Sit right back and you’ll hear a tale, a tale of a fateful
trip. Everyone’s here: the klutzy Gilligan (Nick Lorenzini), the overwrought
Skipper (Russ Devan/Mike Ives), spoiled Thurston Howell III (Gerry
Cullity)
and his wife Lovey (Barbara McBain/Sue Sisley), sexy movie star Ginger (Juel
Mesnard/Natalie Sayer), the professor (Jim Carmody/Dominic
Kidwell) and Mary
Ann (Shelley Phetteplace/Lauren Rohrich). An alien (Myles
Vann) drops in
for a few cameos. Sherwood and Lloyd J. Schwartz’ script begins with
their initial shipwreck and ambles through a few very familiar plot twists.
Hope and Laurence Juber’s songs are pleasant and dissolve like cotton
candy once they’re spun. The substance of this evening depends on your
love of the original series. You need to invest a lot to get anything from
this.
That’s not to say that the performances don’t
try to rise above the mind-numbingly mundane offering. Some of the actors
are quite impressive. Devan’s Skipper, Cullity’s Thurston and
McBain’s Lovey are strong. Devan has Alan Hale Jr.’s movements
and attitude down perfectly, and he’s a strong singer. McBain is an
even better version of Lovey than the one that Natalie Schafer offered. Cullity
does not offer an imitation as much as a clever reinterpretation of Jim Backus’ sublime
creation. When he and McBain work off each other, they are perfectly timed.

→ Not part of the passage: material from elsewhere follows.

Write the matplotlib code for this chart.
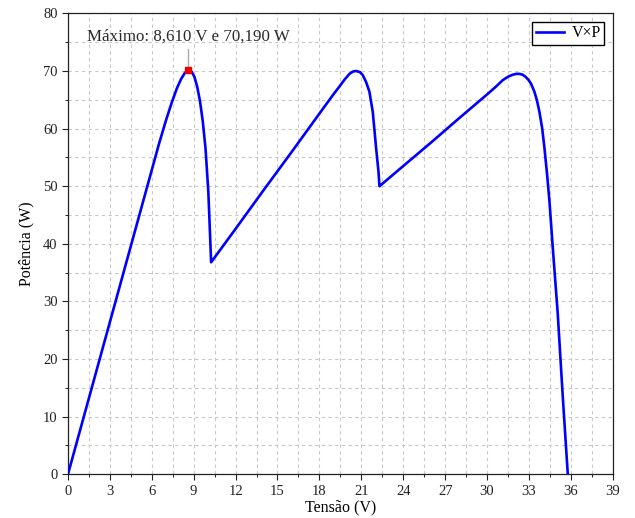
import matplotlib
matplotlib.use("Agg")
import matplotlib.pyplot as plt
from matplotlib.ticker import MultipleLocator

plt.rcParams["font.family"] = ["Liberation Serif", "DejaVu Serif"]

# P-V curve of the shaded array (voltage in V, power in W)
tensao = [0.0, 2.0, 4.0, 6.0, 6.5, 7.0, 7.4, 7.8, 8.1, 8.35, 8.61,
          8.85, 9.05, 9.25, 9.45, 9.65, 9.85, 10.05, 10.25,
          12.0, 14.0, 16.0, 18.0, 18.96, 19.4, 19.8, 20.15, 20.4, 20.63,
          20.9, 21.1, 21.34, 21.58, 21.82, 22.06, 22.23, 22.3,
          24.0, 26.0, 28.0, 29.94, 30.6, 31.12, 31.5, 31.84, 32.1, 32.32,
          32.55, 32.75, 32.95, 33.15, 33.39, 33.57, 33.75, 33.95, 34.11,
          34.3, 34.47, 34.70, 35.06, 35.42, 35.78]
potencia = [0.0, 17.6, 35.2, 52.8, 57.2, 61.3, 64.3, 67.0, 68.6, 69.6, 70.19,
            69.9, 69.0, 67.3, 64.8, 61.3, 56.5, 49.0, 36.8,
            42.6, 49.3, 55.9, 62.6, 65.8, 67.2, 68.5, 69.5, 69.9, 70.0,
            69.8, 69.3, 68.1, 66.4, 62.9, 56.6, 52.5, 50.0,
            53.5, 57.6, 61.8, 65.8, 67.2, 68.4, 69.0, 69.35, 69.5, 69.5,
            69.35, 69.0, 68.5, 67.8, 66.4, 64.9, 62.9, 60.0, 56.6,
            52.0, 47.3, 39.5, 27.9, 13.5, 0.0]

v_max = 8.610
p_max = 70.190
rotulo_max = "Máximo: 8,610 V e 70,190 W"

fig = plt.figure(figsize=(6.35, 5.18), dpi=100)
ax = fig.add_axes([0.107, 0.0844, 0.858, 0.8898])

ax.plot(tensao, potencia, color="#0000ff", lw=1.9, label="V×P", zorder=3,
        solid_joinstyle="round")

# marker and pin for the maximum power point
ax.plot([v_max, v_max], [p_max, 73.9], color="#aaaaaa", lw=1.0, zorder=2)
ax.plot([v_max], [p_max], marker="s", ms=5, color="#ee0000", zorder=4,
        mec="#ee0000")
ax.text(v_max, 74.6, rotulo_max, ha="center", va="bottom", fontsize=12.2,
        color="#2a2a2a")

ax.set_xlim(0, 39)
ax.set_ylim(0, 80)
ax.xaxis.set_major_locator(MultipleLocator(3))
ax.xaxis.set_minor_locator(MultipleLocator(1.5))
ax.yaxis.set_major_locator(MultipleLocator(10))
ax.yaxis.set_minor_locator(MultipleLocator(5))

ax.grid(True, which="both", color="#c8c8c8", ls=(0, (3, 3)), lw=0.8)
ax.set_axisbelow(True)

ax.tick_params(which="major", direction="out", length=4, width=0.8,
               labelsize=10.5, colors="#222222")
ax.tick_params(which="minor", direction="out", length=2.5, width=0.6)
for s in ax.spines.values():
    s.set_linewidth(0.9)
    s.set_color("#222222")

ax.set_xlabel("Tensão (V)", fontsize=11.5, labelpad=1)
ax.set_ylabel("Potência (W)", fontsize=11.5, labelpad=6)

leg = ax.legend(loc="upper right", fontsize=11.5, fancybox=False,
                edgecolor="black", framealpha=1, borderpad=0.2,
                handlelength=1.8, handletextpad=0.45,
                borderaxespad=0.55)
leg.get_frame().set_linewidth(1.0)

fig.savefig("out.png", dpi=100)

Rohrich is a pleasant and sweet singing Mary Ann. Vann acts as he can through
a giant rubber alien head and gloves.
Flaws in other performances are evident. Lorenzini is like
Gilligan on crack, acting more like Crispin Glover than Bob Denver. It’s
not a pretty sight. Kidwell does what he can, but he’s about as much
the Professor as Danny Partridge. Worst of all is Sayer, who is completely
miscast as Ginger and who plies the wares of the movie star like a streetwalker.
Any attempt at sex appeal is laughably overt and her voice is all over the
map.
The direction is everything required for this over-the-top trip. The technical elements are strong. The canned music is as cheesy as the script.
On several occasions when I stopped thinking, this evening offered some chortles. If you’re a Gilligan fanatic, you’ll have a great time. However, like myself, if you ever found the cardboard characters and their brainlessly implausible situations a waste of time, you might want to avoid this offering.